Your team is only going to face elite pitching from here on out. What has to change or what do you have to improve on moving forward?

“I think it’s just a lot of our mentality, because we have the talent. I mean, you can’t ask for a more loaded roster than we have. And I think sometimes it’s just realizing what we bring to the table and rolling with confidence in that, which is cool and it’s also one of the harder things to get. It comes with experience, it comes with performing in those big situations. So if we do it a couple times, honestly we start a fire that nobody can put out.”

How old are your kids (Harper and Beckham) now?

“Harper is two and a half. And Beckham just turned six months old.”

How do you balance being a mom with coaching?

“It’s probably the most difficult thing I’ve ever done in my life. It’s a lot of sleepless nights. It’s a lot of figuring it out. And it’s super cliché, but it truly takes a village and we travel with a lot of people to make it happen. Coach has been awesome about letting me bring the baby with me when I can. And then it’s grandma and grandpa coming through. But it has been the most special thing for me to have them grow up around the field because that’s how I grew up. It’s such a cool experience because I see Harper, now that she gets it, look up to certain players on our team, and that gets my heartstrings because they’re truly so special and for her to be involved in that and have them shape her future is pretty cool.”
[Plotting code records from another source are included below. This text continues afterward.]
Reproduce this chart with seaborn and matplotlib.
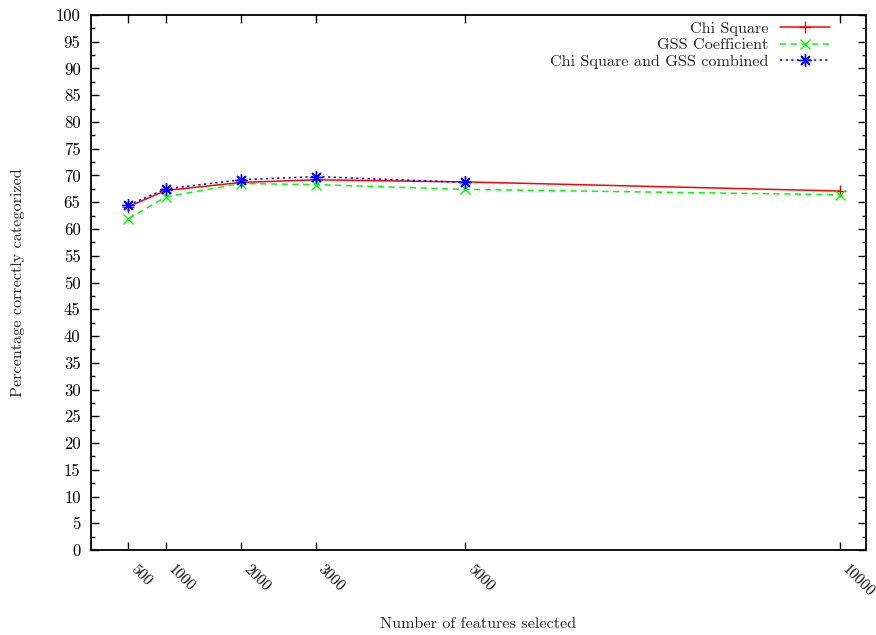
import matplotlib
matplotlib.use("Agg")
import matplotlib.pyplot as plt
import seaborn as sns
from matplotlib.ticker import MultipleLocator

features = [500, 1000, 2000, 3000, 5000, 10000]
chi_square = [64.2, 67.2, 68.7, 69.2, 68.8, 67.1]
gss_coeff = [61.9, 66.0, 68.5, 68.3, 67.4, 66.4]
combined_x = [500, 1000, 2000, 3000, 5000]
combined = [64.5, 67.5, 69.2, 69.8, 68.7]
y_ticks = list(range(0, 101, 5))

sns.set_style("ticks")
plt.rcParams['font.family'] = ['cmr10', 'DejaVu Serif']
plt.rcParams['axes.formatter.use_mathtext'] = True
plt.rcParams['mathtext.fontset'] = 'cm'

fig = plt.figure(figsize=(8.76, 6.35), dpi=100)
ax = fig.add_axes([91/876, 85/635, 775/876, 535/635])

red, green, blue = '#ff0000', '#00ff00', '#0000ff'
sns.lineplot(x=features, y=chi_square, ax=ax, color=red, lw=1.1,
             marker='+', markersize=9, markeredgewidth=1.0,
             markeredgecolor=red, markerfacecolor=red,
             label='Chi Square')
sns.lineplot(x=features, y=gss_coeff, ax=ax, color=green, lw=1.1,
             marker='x', markersize=7, markeredgewidth=1.0,
             markeredgecolor=green, markerfacecolor=green,
             label='GSS Coefficient')
ax.lines[-1].set_dashes((4, 3))
sns.lineplot(x=combined_x, y=combined, ax=ax, color=blue, lw=1.1,
             marker=(8, 2, 0), markersize=9, markeredgewidth=1.0,
             markeredgecolor=blue, markerfacecolor=blue,
             label='Chi Square and GSS combined')
ax.lines[-1].set_dashes((1.5, 2.2))

ax.set_xlim(0, 10350)
ax.set_ylim(0, 100)
ax.set_yticks(y_ticks)
ax.set_yticklabels([str(v) for v in y_ticks])
ax.yaxis.set_minor_locator(MultipleLocator(2.5))
ax.set_xticks(features)
ax.set_xticklabels([str(v) for v in features], rotation=-45,
                   ha='left', va='top', rotation_mode='default')

ax.tick_params(axis='both', which='both', direction='in', top=True, right=True,
               labelsize=12, width=1.0, colors='black')
ax.tick_params(axis='x', which='major', labelsize=11)
ax.tick_params(axis='both', which='major', length=6)
ax.tick_params(axis='both', which='minor', length=3)
ax.tick_params(axis='x', which='major', pad=8.6)
ax.tick_params(axis='y', which='major', pad=7.5)
for s in ax.spines.values():
    s.set_linewidth(1.3)
    s.set_color('black')

ax.set_xlabel('Number of features selected', fontsize=11.7, va='top')
ax.xaxis.set_label_coords(0.5, -0.125)
ax.set_ylabel('Percentage correctly categorized', fontsize=11.7)
ax.yaxis.set_label_coords(-0.085, 0.5)

leg = ax.legend(loc='upper right', bbox_to_anchor=(0.962, 1.0),
                borderaxespad=0, frameon=False, markerfirst=False,
                fontsize=11.7, handlelength=3.1,
                labelspacing=0.12, handletextpad=0.7)

fig.savefig('out.png', dpi=100)
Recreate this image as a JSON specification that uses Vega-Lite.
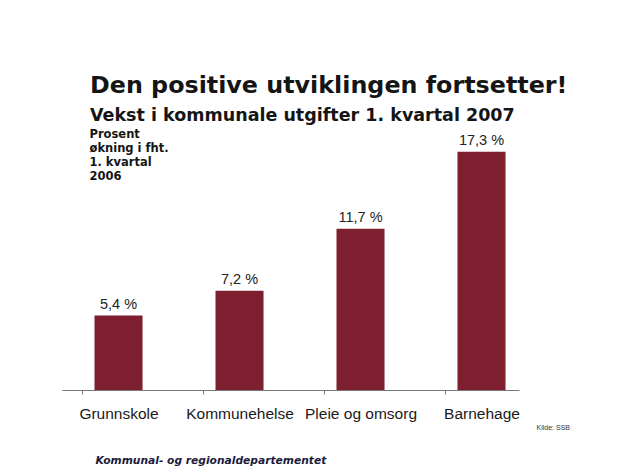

Are Harper and Beckham going to play softball/baseball or soccer? (Lowe’s husband, Paul Nagy, is an assistant coach for the Arizona soccer team.)

“I know that Harper knows how to say shoftball with an ‘sh’ more than she says soccer. So even though she’s kicking a soccer ball, she’s saying shoftball. I told Paul maybe I should coach soccer and you should coach softball so that we don’t get too crazy, because we don’t want to be those parents. So I don’t know. Whatever makes them happy, honestly.”